Bring the essentials. If you have the means, consider getting gas masks, helmets, leaf blowers, and shields for your group, especially if you have the intelligence that you might be facing violent repression from the police. The essential counter protest kit includes bottled water, goggles, umbrellas, food, and, for appointed observers, something which can be used to film violent behavior (and ideally livestream on platforms like ACLU-sponsored mobile justice apps). Optional materials include laser pointers to hinder police cameras and drones, and balloons to mark rallying points and to serve as indicators of which direction tear gas will blow. Keep your eyes peeled on the street for things that can be used as protection, like traffic cones to trap and concentrate tear gas canisters.

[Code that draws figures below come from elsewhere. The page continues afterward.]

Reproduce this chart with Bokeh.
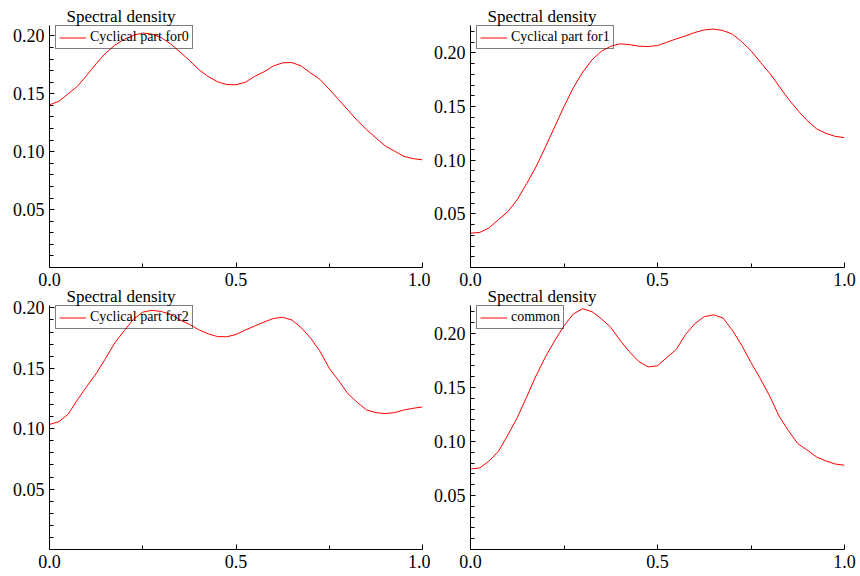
from bokeh.plotting import figure
from bokeh.models import FixedTicker, Range1d, PrintfTickFormatter
from bokeh.layouts import column, row
from bokeh.embed import file_html
from bokeh.resources import INLINE

# Normalised frequency grid
freq = [0.000, 0.025, 0.050, 0.075, 0.100, 0.125, 0.150, 0.175, 0.200, 0.225,
        0.250, 0.275, 0.300, 0.325, 0.350, 0.375, 0.400, 0.425, 0.450, 0.475,
        0.500, 0.525, 0.550, 0.575, 0.600, 0.625, 0.650, 0.675, 0.700, 0.725,
        0.750, 0.775, 0.800, 0.825, 0.850, 0.875, 0.900, 0.925, 0.950, 0.975, 1.000]

# Spectral density of each cyclical component and of the common part
cyc0 = [0.1405, 0.1435, 0.1500, 0.1565, 0.1660, 0.1760, 0.1850, 0.1920, 0.1970, 0.2005,
        0.2025, 0.2015, 0.1985, 0.1930, 0.1860, 0.1790, 0.1710, 0.1650, 0.1605, 0.1580,
        0.1578, 0.1600, 0.1650, 0.1690, 0.1740, 0.1768, 0.1770, 0.1740, 0.1680, 0.1625,
        0.1540, 0.1450, 0.1360, 0.1270, 0.1190, 0.1120, 0.1050, 0.1005, 0.0960, 0.0940, 0.0930]
cyc1 = [0.0320, 0.0327, 0.0370, 0.0447, 0.0520, 0.0633, 0.0780, 0.0937, 0.1120, 0.1310,
        0.1500, 0.1675, 0.1820, 0.1935, 0.2015, 0.2062, 0.2084, 0.2077, 0.2062, 0.2059,
        0.2068, 0.2099, 0.2130, 0.2158, 0.2190, 0.2214, 0.2222, 0.2208, 0.2175, 0.2105,
        0.2020, 0.1913, 0.1810, 0.1690, 0.1570, 0.1464, 0.1370, 0.1293, 0.1250, 0.1222, 0.1210]
cyc2 = [0.1035, 0.1058, 0.1120, 0.1240, 0.1350, 0.1456, 0.1580, 0.1710, 0.1810, 0.1906,
        0.1965, 0.1980, 0.1970, 0.1947, 0.1900, 0.1864, 0.1820, 0.1786, 0.1763, 0.1761,
        0.1780, 0.1817, 0.1850, 0.1883, 0.1912, 0.1922, 0.1900, 0.1836, 0.1750, 0.1642,
        0.1500, 0.1400, 0.1290, 0.1218, 0.1155, 0.1133, 0.1125, 0.1133, 0.1155, 0.1169, 0.1180]
common = [0.0745, 0.0755, 0.0820, 0.0910, 0.1060, 0.1220, 0.1410, 0.1606, 0.1780, 0.1932,
          0.2070, 0.2180, 0.2228, 0.2201, 0.2135, 0.2056, 0.1935, 0.1830, 0.1740, 0.1690,
          0.1700, 0.1777, 0.1850, 0.1990, 0.2090, 0.2155, 0.2172, 0.2143, 0.2030, 0.1890,
          0.1730, 0.1580, 0.1420, 0.1235, 0.1100, 0.0980, 0.0920, 0.0857, 0.0820, 0.0791, 0.0780]

panel_title = "Spectral density"
series_labels = ["Cyclical part for0", "Cyclical part for1", "Cyclical part for2", "common"]

x_ticks = [0.0, 0.5, 1.0]
x_minor = [0.25, 0.75]
y_ticks = [0.05, 0.10, 0.15, 0.20]
y_minor = [round(0.01 * i, 2) for i in range(1, 23)]

FONT = "Liberation Serif"


def panel(xs, ys, label, ytop, h, bl, br, bt, bb, fh, transparent=False):
    p = figure(width=430, height=h, output_backend="svg", toolbar_location=None,
               x_range=Range1d(0, 1), y_range=Range1d(0, ytop),
               min_border_left=bl, min_border_right=br,
               min_border_top=bt, min_border_bottom=bb)
    p.outline_line_color = None
    p.xgrid.visible = False
    p.ygrid.visible = False
    p.background_fill_color = "white"
    p.border_fill_color = None if transparent else "white"

    p.title.text = panel_title
    p.title.text_font = FONT
    p.title.text_font_size = "17px"
    p.title.text_font_style = "normal"
    p.title.text_color = "black"
    p.title.align = "left"
    p.title.offset = 17
    p.title.standoff = 0

    p.line(xs, ys, line_color="#ff0000", line_width=1, legend_label=label)

    p.xaxis.ticker = FixedTicker(ticks=x_ticks, minor_ticks=x_minor)
    p.yaxis.ticker = FixedTicker(ticks=y_ticks, minor_ticks=y_minor)
    p.xaxis.formatter = PrintfTickFormatter(format="%.1f")
    p.yaxis.formatter = PrintfTickFormatter(format="%.2f")
    for ax in (p.xaxis[0], p.yaxis[0]):
        ax.axis_line_color = "black"
        ax.major_tick_line_color = "black"
        ax.minor_tick_line_color = "black"
        ax.major_tick_in = 5
        ax.major_tick_out = 0
        ax.minor_tick_in = 4
        ax.minor_tick_out = 0
        ax.major_label_text_font = FONT
        ax.major_label_text_font_size = "18px"
        ax.major_label_text_color = "black"
    p.xaxis.major_label_standoff = 5
    p.yaxis.major_label_standoff = 5

    # see-through legend box near the top-left corner of the frame
    lg = p.legend[0]
    lg.label_text_font = FONT
    lg.label_text_font_size = "14px"
    lg.label_text_color = "black"
    lg.border_line_color = "black"
    lg.border_line_width = 1
    lg.background_fill_alpha = 0.0
    lg.padding = 3
    lg.margin = 0
    lg.spacing = 0
    lg.glyph_width = 27
    lg.glyph_height = 15
    lg.label_height = 15
    lg.label_standoff = 4
    lg.location = (6, fh - 3 - 21)
    return p


p1 = panel(freq, cyc0, series_labels[0], 0.209, 288, 49, 8, 25, 21, 242)
p2 = panel(freq, cyc1, series_labels[1], 0.2255, 288, 40, 16, 25, 21, 242)
p3 = panel(freq, cyc2, series_labels[2], 0.202, 292, 49, 8, 21, 27, 244, transparent=True)
p4 = panel(freq, common, series_labels[3], 0.2258, 292, 40, 16, 21, 27, 244, transparent=True)

# the lower row's title strip tucks under the upper row's tick labels
top = row(p1, p2, spacing=0)
bottom = row(p3, p4, spacing=0, margin=(-4, 0, 0, 0))
layout = column(top, bottom, spacing=0)
open("out.html", "w").write(file_html(layout, INLINE))
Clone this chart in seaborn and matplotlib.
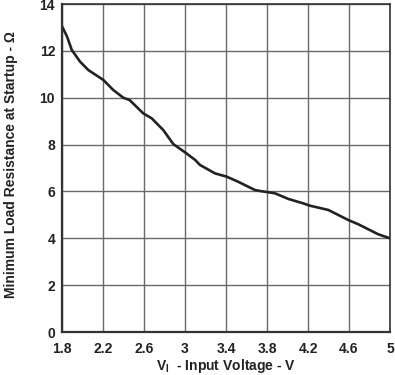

Build space for a diversity of tactics. Where fascists gather, there will almost always be a group countering them whose tactics may seem extreme to some. But these groups are often practiced and experienced at dealing with fascists, and are prepared more than anyone else to protect the community from them. So their presence is not only unavoidable, it’s desirable. Welcome them and do not dissuade people in your group from joining them or planning their own actions. Not everyone will agree with their tactics, but community organizers should seek to understand that different people have different experiences with oppression.

Find a group to offer legal observation before your action. Legal observers, like Up Against the Law, will accompany your counterprotest as a clearly-identifiable neutral third party who can monitor the legality of actions at the counterprotest and can help in the case of possible arrests, connecting counter-protestors with free legal support if needed.

Always be prepared for possible arrests. Have everyone in your group write the phone number of a legal support team on their arm in sharpie so that they may call in case of arrest. Even if you are not engaging in any illegal behavior, no one who is counterprotesting fascists is immune from arrest, and so it is a risk that everyone should be willing to take. People who might lose their livelihoods if arrested (even if they are eventually acquitted on their charges) should support in other ways. Create bail donation funds and be ready to hold in-person rallies outside of the jail to make noise in support of those inside and to be there for them when and if they are released.

Permanent resistance culture

A counterprotest is a reactive tactic but can include progressive, constructive elements. Fascism must be replaced with something better, which in many cases is covered in other community organizing practices in this project like starting worker cooperatives, commons councils, and community gardens. Resistance culture brings the spirit of the protest into everyday life, so that the revolution may become a permanent fixture until life is improved for all. Keep in mind that what you are working for will almost assuredly make even your opponents’ individual lives better even if they are unable to recognize it.

Take heed of Rev. Martin Luther King Jr.’s message in Letter from Birmingham Jail:

…I have almost reached the regrettable conclusion that the Negro's great stumbling block in his stride toward freedom is not the White Citizen's Counciler or the Ku Klux Klanner, but the white moderate, who is more devoted to ‘order’ than to justice; who prefers a negative peace which is the absence of tension to a positive peace which is the presence of justice; who constantly says: ‘I agree with you in the goal you seek, but I cannot agree with your methods of direct action.’

Remember: the fascists you are opposing want to eliminate targeted groups like the LGBTQ+ community, Latinx people, Indigenous people, Jewish people, and/or Black people through their eventual death, even if they say things like they merely want “an ethnonationalist state” or to “stop white genocide.” We may be in the early stages of a Fourth Reich and should not oppose groups who wish to prevent another Nazi-perpetrated Holocaust by any means necessary. Ensure that your community is one that permanently resists fascism with direct action.